§ What needs to be done
Leave the pictures out, and retype all of the material exactly as written.

-- begin --

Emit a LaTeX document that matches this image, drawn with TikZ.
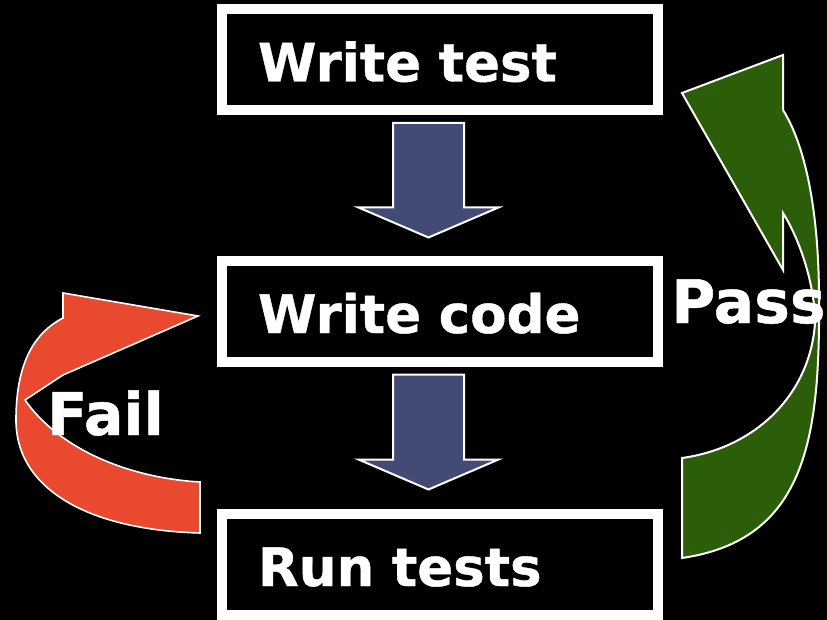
\documentclass[tikz,border=0pt]{standalone}
\usepackage{fontspec}
\setmainfont[BoldFeatures={FakeBold=0.8}]{DejaVu Sans}
\usepackage{tikz}
\usetikzlibrary{calc}

\definecolor{flowblue}{RGB}{66,74,118}
\definecolor{failred}{RGB}{233,73,47}
\definecolor{passgreen}{RGB}{44,94,10}

\tikzset{
	stepbox/.style={draw=white, line width=7.5pt, fill=black, text=white, minimum width=327pt, minimum height=75.75pt, inner xsep=27pt, inner ysep=0pt, text width=273pt, align=left, text height=33pt, text depth=0pt, font=\bfseries\fontsize{39.75}{46}\selectfont},
	blockarrow/.style={draw=white, line width=1.5pt, fill=flowblue, line join=miter},
	loopword/.style={anchor=base west, inner sep=0pt, text=white, font=\bfseries\fontsize{44}{50}\selectfont}
}

\begin{document}
\begin{tikzpicture}[x=0.75pt,y=0.75pt,yscale=-1,xscale=1]
		\useasboundingbox (0,0) rectangle (827,620);
		\fill[black] (0,0) rectangle (827,620);
		
		%Curved Arrow: Fail
		\draw [draw=white, line width=1.2pt, fill=failred] (200,482) .. controls (130,478) and (60,450) .. (25,400) -- (63,375) -- (198,316) -- (63,293) -- (63,318) .. controls (30,335) and (16,370) .. (16,420) .. controls (16,490) and (90,530) .. (200,533) -- cycle ;
		%Curved Arrow: Pass
		\draw [draw=white, line width=1.5pt, fill=passgreen] (682,93) -- (783,55) -- (783,110) .. controls (805,145) and (819,210) .. (819,300) .. controls (820,440) and (805,540) .. (682,558) -- (682,458) .. controls (755,448) and (810,395) .. (815,323) .. controls (815,285) and (800,240) .. (783,213) -- (783,270) -- cycle ;
		
		% Boxes
		\node [stepbox] (wtest) at (440,59.5) {Write test};
		\node [stepbox] (wcode) at (440,311) {Write code};
		\node [stepbox] (wrun) at (440,564) {Run tests};
		
		%Block Arrow: test -> code
		\path ($(wtest.south)+(-11.5,8)$) coordinate (t1) ($(wcode.north)+(-11.5,-18)$) coordinate (h1);
		\draw [blockarrow] ($(t1)+(-35.5,0)$) -- ($(t1)+(35.5,0)$) -- ($(h1)+(35.5,-30)$) -- ($(h1)+(70,-30)$) -- (h1) -- ($(h1)+(-70,-30)$) -- ($(h1)+(-35.5,-30)$) -- cycle ;
		%Block Arrow: code -> run
		\path ($(wcode.south)+(-11.5,8)$) coordinate (t2) ($(wrun.north)+(-11.5,-19)$) coordinate (h2);
		\draw [blockarrow] ($(t2)+(-35.5,0)$) -- ($(t2)+(35.5,0)$) -- ($(h2)+(35.5,-30)$) -- ($(h2)+(70,-30)$) -- (h2) -- ($(h2)+(-70,-30)$) -- ($(h2)+(-35.5,-30)$) -- cycle ;
		
		% Text Node
		\node [loopword] (fail) at (47,435) {Fail};
		% Text Node
		\node [loopword, font=\bfseries\fontsize{45}{50}\selectfont] (pass) at (671,323) {Pass};
\end{tikzpicture}
\end{document}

-- end --

§ Solution to this exercise
Emit a LaTeX document that matches this image, drawn with TikZ.
\documentclass[tikz,border=0pt]{standalone}
\usepackage{fontspec}
\setmainfont[BoldFeatures={FakeBold=0.8}]{DejaVu Sans}
\usepackage{tikz}
\usetikzlibrary{calc}

\definecolor{flowblue}{RGB}{66,74,118}
\definecolor{failred}{RGB}{233,73,47}
\definecolor{passgreen}{RGB}{44,94,10}

\tikzset{
	stepbox/.style={draw=white, line width=7.5pt, fill=black, text=white, minimum width=327pt, minimum height=75.75pt, inner xsep=27pt, inner ysep=0pt, text width=273pt, align=left, text height=33pt, text depth=0pt, font=\bfseries\fontsize{39.75}{46}\selectfont},
	blockarrow/.style={draw=white, line width=1.5pt, fill=flowblue, line join=miter},
	loopword/.style={anchor=base west, inner sep=0pt, text=white, font=\bfseries\fontsize{44}{50}\selectfont}
}

\begin{document}
\begin{tikzpicture}[x=0.75pt,y=0.75pt,yscale=-1,xscale=1]
		\useasboundingbox (0,0) rectangle (827,620);
		\fill[black] (0,0) rectangle (827,620);
		
		%Curved Arrow: Fail
		\draw [draw=white, line width=1.2pt, fill=failred] (200,482) .. controls (130,478) and (60,450) .. (25,400) -- (63,375) -- (198,316) -- (63,293) -- (63,318) .. controls (30,335) and (16,370) .. (16,420) .. controls (16,490) and (90,530) .. (200,533) -- cycle ;
		%Curved Arrow: Pass
		\draw [draw=white, line width=1.5pt, fill=passgreen] (682,93) -- (783,55) -- (783,110) .. controls (805,145) and (819,210) .. (819,300) .. controls (820,440) and (805,540) .. (682,558) -- (682,458) .. controls (755,448) and (810,395) .. (815,323) .. controls (815,285) and (800,240) .. (783,213) -- (783,270) -- cycle ;
		
		% Boxes
		\node [stepbox] (wtest) at (440,59.5) {Write test};
		\node [stepbox] (wcode) at (440,311) {Write code};
		\node [stepbox] (wrun) at (440,564) {Run tests};
		
		%Block Arrow: test -> code
		\path ($(wtest.south)+(-11.5,8)$) coordinate (t1) ($(wcode.north)+(-11.5,-18)$) coordinate (h1);
		\draw [blockarrow] ($(t1)+(-35.5,0)$) -- ($(t1)+(35.5,0)$) -- ($(h1)+(35.5,-30)$) -- ($(h1)+(70,-30)$) -- (h1) -- ($(h1)+(-70,-30)$) -- ($(h1)+(-35.5,-30)$) -- cycle ;
		%Block Arrow: code -> run
		\path ($(wcode.south)+(-11.5,8)$) coordinate (t2) ($(wrun.north)+(-11.5,-19)$) coordinate (h2);
		\draw [blockarrow] ($(t2)+(-35.5,0)$) -- ($(t2)+(35.5,0)$) -- ($(h2)+(35.5,-30)$) -- ($(h2)+(70,-30)$) -- (h2) -- ($(h2)+(-70,-30)$) -- ($(h2)+(-35.5,-30)$) -- cycle ;
		
		% Text Node
		\node [loopword] (fail) at (47,435) {Fail};
		% Text Node
		\node [loopword, font=\bfseries\fontsize{45}{50}\selectfont] (pass) at (671,323) {Pass};
\end{tikzpicture}
\end{document}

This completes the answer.